### Material provided
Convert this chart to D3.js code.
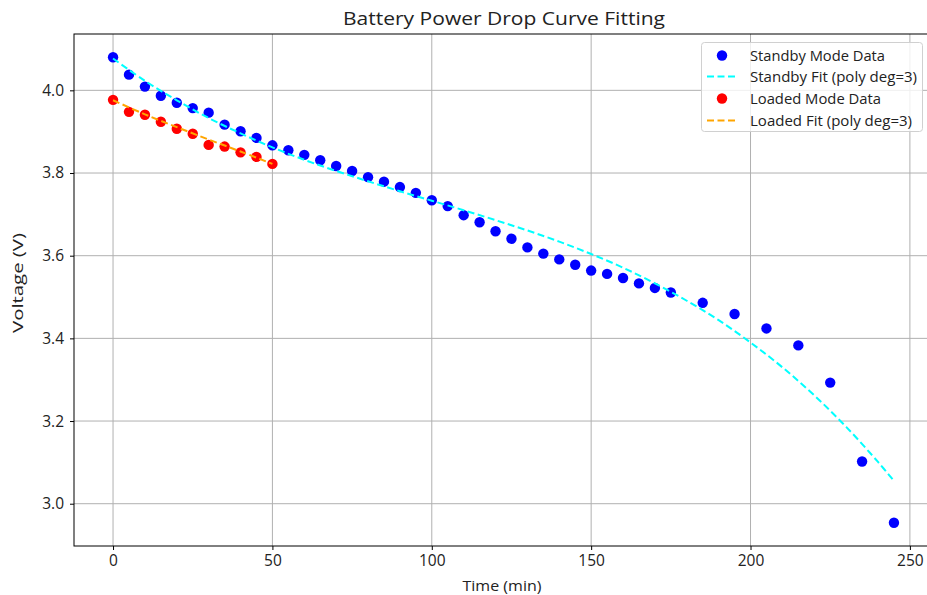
<!DOCTYPE html>
<html>
<head>
<meta charset="utf-8">
<script src="https://cdn.jsdelivr.net/npm/d3@7"></script>
<style>
  html, body { margin: 0; padding: 0; background: #ffffff; }
  svg { display: block; font-family: "Open Sans", "DejaVu Sans", sans-serif; }
</style>
</head>
<body>
<svg id="chart" width="927" height="595"></svg>
<script>
// ---- Data ----
const standbyTime = [0,5,10,15,20,25,30,35,40,45,50,55,60,65,70,75,80,85,90,95,100,105,110,115,120,125,130,135,140,145,150,155,160,165,170,175,185,195,205,215,225,235,245];
const standbyVolt = [4.080,4.038,4.009,3.987,3.970,3.957,3.946,3.917,3.901,3.885,3.867,3.855,3.844,3.831,3.817,3.805,3.790,3.779,3.766,3.752,3.734,3.720,3.698,3.681,3.659,3.641,3.620,3.605,3.591,3.578,3.564,3.556,3.546,3.533,3.522,3.511,3.486,3.459,3.424,3.383,3.293,3.102,2.954];

const loadedTime = [0,5,10,15,20,25,30,35,40,45,50];
const loadedVolt = [3.977,3.948,3.941,3.924,3.907,3.895,3.868,3.864,3.850,3.839,3.822];

// fitted curves
const standbyFitTime = [0,10,20,30,40,50,60,70,80,90,100,110,120,130,140,150,160,170,180,190,200,210,220,230,240,245];
const standbyFitVolt = [4.077,4.023,3.976,3.933,3.896,3.862,3.832,3.805,3.780,3.756,3.733,3.710,3.686,3.661,3.634,3.604,3.571,3.533,3.491,3.444,3.390,3.330,3.262,3.186,3.101,3.055];

const loadedFitTime = [0,10,20,30,40,50];
const loadedFitVolt = [3.976,3.942,3.911,3.881,3.852,3.822];

const xTicks = [0,50,100,150,200,250];
const yTicks = [3.0,3.2,3.4,3.6,3.8,4.0];

const legendLabels = ["Standby Mode Data","Standby Fit (poly deg=3)","Loaded Mode Data","Loaded Fit (poly deg=3)"];

// ---- Layout ----
const svg = d3.select("#chart");
const pL = 74, pR = 933, pT = 34, pB = 546;

const allT = standbyTime.concat(loadedTime);
const allV = standbyVolt.concat(loadedVolt);
const tMin = d3.min(allT), tMax = d3.max(allT);
const vMin = d3.min(allV), vMax = d3.max(allV);
const tPad = (tMax - tMin) * 0.05, vPad = (vMax - vMin) * 0.05;

const x = d3.scaleLinear().domain([tMin - tPad, tMax + tPad]).range([pL, pR]);
const y = d3.scaleLinear().domain([vMin - vPad, vMax + vPad]).range([pB, pT]);

// grid
const grid = svg.append("g");
grid.selectAll("line.gx").data(xTicks).enter().append("line")
  .attr("x1", d => x(d)).attr("x2", d => x(d)).attr("y1", pT).attr("y2", pB)
  .attr("stroke", "#b0b0b0").attr("stroke-width", 1);
grid.selectAll("line.gy").data(yTicks).enter().append("line")
  .attr("x1", pL).attr("x2", pR).attr("y1", d => y(d)).attr("y2", d => y(d))
  .attr("stroke", "#b0b0b0").attr("stroke-width", 1);

// axes
const xAxis = d3.axisBottom(x).tickValues(xTicks).tickSize(4).tickPadding(5).tickFormat(d3.format("d"));
const yAxis = d3.axisLeft(y).tickValues(yTicks).tickSize(4).tickPadding(6).tickFormat(d3.format(".1f"));

const gx = svg.append("g").attr("transform", `translate(0,${pB})`).call(xAxis);
const gy = svg.append("g").attr("transform", `translate(${pL},0)`).call(yAxis);
[gx, gy].forEach(g => {
  g.select(".domain").remove();
  g.selectAll(".tick line").attr("stroke", "#000").attr("stroke-width", 1);
  g.selectAll(".tick text").attr("fill", "#222").style("font-size", "15.5px")
    .style("font-family", "'Open Sans', sans-serif");
});

// frame
svg.append("rect").attr("x", pL).attr("y", pT).attr("width", pR - pL).attr("height", pB - pT)
  .attr("fill", "none").attr("stroke", "#000").attr("stroke-width", 1);

// clip
svg.append("clipPath").attr("id", "clip").append("rect")
  .attr("x", pL).attr("y", pT).attr("width", pR - pL).attr("height", pB - pT);
const plot = svg.append("g").attr("clip-path", "url(#clip)");

const line = d3.line().x(d => x(d[0])).y(d => y(d[1])).curve(d3.curveCatmullRom);

// standby scatter
plot.selectAll("circle.sb").data(d3.zip(standbyTime, standbyVolt)).enter().append("circle")
  .attr("cx", d => x(d[0])).attr("cy", d => y(d[1])).attr("r", 5.2).attr("fill", "#0000ff");
// standby fit
plot.append("path").datum(d3.zip(standbyFitTime, standbyFitVolt)).attr("d", line)
  .attr("fill", "none").attr("stroke", "#00ffff").attr("stroke-width", 2).attr("stroke-dasharray", "7,3.5");
// loaded scatter
plot.selectAll("circle.ld").data(d3.zip(loadedTime, loadedVolt)).enter().append("circle")
  .attr("cx", d => x(d[0])).attr("cy", d => y(d[1])).attr("r", 5.2).attr("fill", "#ff0000");
// loaded fit
plot.append("path").datum(d3.zip(loadedFitTime, loadedFitVolt)).attr("d", line)
  .attr("fill", "none").attr("stroke", "#ffa500").attr("stroke-width", 2).attr("stroke-dasharray", "7,3.5");

// title & labels
svg.append("text").attr("x", 504).attr("y", 25).attr("text-anchor", "middle")
  .style("font-size", "18.5px").attr("fill", "#222")
  .attr("textLength", 322).attr("lengthAdjust", "spacingAndGlyphs")
  .text("Battery Power Drop Curve Fitting");
svg.append("text").attr("x", 502).attr("y", 591).attr("text-anchor", "middle")
  .style("font-size", "15px").attr("fill", "#222")
  .attr("textLength", 79).attr("lengthAdjust", "spacingAndGlyphs")
  .text("Time (min)");
svg.append("text").attr("transform", `translate(23,${283}) rotate(-90)`).attr("text-anchor", "middle")
  .style("font-size", "14.5px").attr("fill", "#222")
  .attr("textLength", 100).attr("lengthAdjust", "spacingAndGlyphs")
  .text("Voltage (V)");

// legend
const lg = svg.append("g");
lg.append("rect").attr("x", 701.5).attr("y", 42.5).attr("width", 221).attr("height", 89).attr("rx", 3)
  .attr("fill", "rgba(255,255,255,0.8)").attr("stroke", "#d0d0d0").attr("stroke-width", 1);
const rowY = [55.5, 76.5, 98.5, 120.5];
const legendWidths = [135, 167, 131, 162];
const kinds = [
  {type: "dot", color: "#0000ff"},
  {type: "line", color: "#00ffff"},
  {type: "dot", color: "#ff0000"},
  {type: "line", color: "#ffa500"}
];
kinds.forEach((k, i) => {
  if (k.type === "dot") {
    lg.append("circle").attr("cx", 722).attr("cy", rowY[i]).attr("r", 5.2).attr("fill", k.color);
  } else {
    lg.append("line").attr("x1", 707).attr("x2", 738).attr("y1", rowY[i]).attr("y2", rowY[i])
      .attr("stroke", k.color).attr("stroke-width", 2).attr("stroke-dasharray", "7,3.5");
  }
  lg.append("text").attr("x", 750).attr("y", rowY[i]).attr("dy", "0.35em")
    .style("font-size", "14.5px").attr("fill", "#222")
    .attr("textLength", legendWidths[i]).attr("lengthAdjust", "spacingAndGlyphs")
    .text(legendLabels[i]);
});
</script>
</body>
</html>
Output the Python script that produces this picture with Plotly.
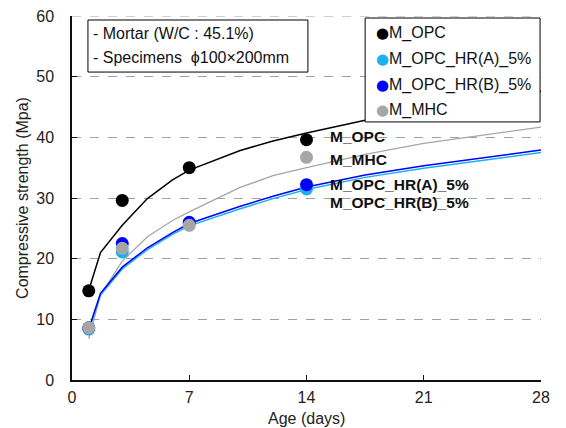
import plotly.graph_objects as go

# ---- data ----
test_days = [1, 3, 7, 14]
opc = [14.7, 29.6, 35.0, 39.6]
hr_a = [8.4, 21.1, 25.8, 31.5]
hr_b = [8.6, 22.5, 26.0, 32.2]
mhc = [8.6, 21.7, 25.5, 36.7]

curve_days = [1, 1.7, 3, 4.5, 6, 7, 10, 12, 14, 17.5, 21, 24.5, 28]
opc_curve = [14.8, 21.0, 25.5, 29.9, 33.0, 34.6, 37.8, 39.4, 40.7, 42.8, 44.7, 46.2, 47.6]
hr_b_curve = [8.4, 14.3, 18.6, 21.8, 24.3, 25.8, 28.6, 30.3, 31.8, 33.8, 35.3, 36.6, 37.9]
hr_a_curve = [8.2, 14.0, 18.3, 21.5, 24.0, 25.4, 28.2, 29.9, 31.4, 33.4, 34.9, 36.2, 37.5]
mhc_curve = [6.8, 14.0, 19.6, 23.6, 26.3, 27.7, 31.7, 33.7, 35.0, 37.2, 39.0, 40.4, 41.7]

series_names = ["M_OPC", "M_OPC_HR(A)_5%", "M_OPC_HR(B)_5%", "M_MHC"]
colors = ["#000000", "#1ab2ee", "#0000ff", "#a6a6a6"]
x_ticks = [0, 7, 14, 21, 28]
y_ticks = [0, 10, 20, 30, 40, 50, 60]
y_max = 60
info_lines = ["- Mortar (W/C : 45.1%)", "- Specimens  ϕ100×200mm"]
label_order = ["M_OPC", "M_MHC", "M_OPC_HR(A)_5%", "M_OPC_HR(B)_5%"]
x_title = "Age (days)"
y_title = "Compressive strength (Mpa)"

FONT = "Liberation Sans, Arial, sans-serif"

fig = go.Figure()

# fitted curves
curves = [(opc_curve, colors[0], 1.5), (mhc_curve, colors[3], 1.3),
          (hr_a_curve, colors[1], 1.5), (hr_b_curve, colors[2], 1.5)]
for yv, c, w in curves:
    fig.add_trace(go.Scatter(x=curve_days, y=yv, mode="lines",
                             line=dict(color=c, width=w), showlegend=False,
                             hoverinfo="skip"))

# measured points
for name, yv, c in zip(series_names, [opc, hr_a, hr_b, mhc], colors):
    fig.add_trace(go.Scatter(x=test_days, y=yv, mode="markers", name=name,
                             marker=dict(color=c, size=13, line=dict(width=0)),
                             showlegend=False))

shapes = []
annotations = []

# top gridline (at the range edge)
shapes.append(dict(type="line", xref="paper", yref="y", x0=0, x1=1, y0=y_max, y1=y_max,
                   line=dict(color="#a0a0a0", width=1, dash="dash"), layer="below"))

# info box
shapes.append(dict(type="rect", xref="paper", yref="paper", x0=0.034, x1=0.503,
                   y0=0.846, y1=0.989, line=dict(color="black", width=1),
                   fillcolor="white", layer="above"))
for txt, yy in zip(info_lines, [0.953, 0.885]):
    annotations.append(dict(xref="paper", yref="paper", x=0.041, y=yy, text=txt,
                            showarrow=False, xanchor="left", yanchor="middle",
                            font=dict(family=FONT, size=16, color="#111")))

# legend box
shapes.append(dict(type="rect", xref="paper", yref="paper", x0=0.625, x1=0.998,
                   y0=0.709, y1=0.9945, line=dict(color="black", width=1),
                   fillcolor="white", layer="above"))
for name, c, yy in zip(series_names, colors, [0.953, 0.883, 0.810, 0.741]):
    annotations.append(dict(xref="paper", yref="paper", x=0.661, y=yy, text="●",
                            showarrow=False, xanchor="center", yanchor="middle",
                            font=dict(family="DejaVu Sans", size=15, color=c)))
    annotations.append(dict(xref="paper", yref="paper", x=0.671, y=yy, text=name,
                            showarrow=False, xanchor="left", yanchor="middle",
                            font=dict(family=FONT, size=16, color="#111")))

# series labels
for name, yy in zip(label_order, [0.668, 0.605, 0.536, 0.487]):
    annotations.append(dict(xref="paper", yref="paper", x=0.545, y=yy,
                            text="<b>%s</b>" % name, showarrow=False,
                            xanchor="left", yanchor="middle",
                            font=dict(family=FONT, size=15.5, color="#111")))

# x axis title
annotations.append(dict(xref="paper", yref="paper", x=0.5, y=-0.106, text=x_title,
                        showarrow=False, xanchor="center", yanchor="middle",
                        font=dict(family=FONT, size=16, color="#222")))

# the page body adds an 8 px offset, so the figure is 8 px smaller and shifted
fig.update_layout(
    width=558, height=420,
    margin=dict(l=64, r=25, t=8, b=48),
    paper_bgcolor="white", plot_bgcolor="white",
    font=dict(family=FONT, size=16, color="#222"),
    shapes=shapes, annotations=annotations,
    showlegend=False,
)
fig.update_xaxes(range=[0, 28], tickvals=x_ticks, ticktext=[str(v) for v in x_ticks],
                 showline=True, linecolor="#111", linewidth=1.5,
                 ticks="inside", ticklen=5, tickwidth=1.3, tickcolor="#111",
                 showgrid=False, zeroline=False, automargin=False,
                 ticklabelstandoff=2, ticklabeloverflow="allow")
fig.update_yaxes(range=[0, y_max], tickvals=y_ticks, ticktext=[str(v) for v in y_ticks],
                 showline=True, linecolor="#111", linewidth=1.5,
                 ticks="inside", ticklen=5, tickwidth=1.3, tickcolor="#111",
                 showgrid=True, gridcolor="#a0a0a0", griddash="dash", gridwidth=1,
                 zeroline=False, automargin=False,
                 title=dict(text=y_title, standoff=4, font=dict(size=16)),
                 ticklabelstandoff=13, ticklabeloverflow="allow")

fig.write_html("out.html")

### Instructions for the task
Print the line above containing "Output the Python", the line containing "mhc = [8.6, 21.7, 25.5, 36.7]", and everything between them, exactly as written. Pictures stay out.

### Task solution
Output the Python script that produces this picture with Plotly.
import plotly.graph_objects as go

# ---- data ----
test_days = [1, 3, 7, 14]
opc = [14.7, 29.6, 35.0, 39.6]
hr_a = [8.4, 21.1, 25.8, 31.5]
hr_b = [8.6, 22.5, 26.0, 32.2]
mhc = [8.6, 21.7, 25.5, 36.7]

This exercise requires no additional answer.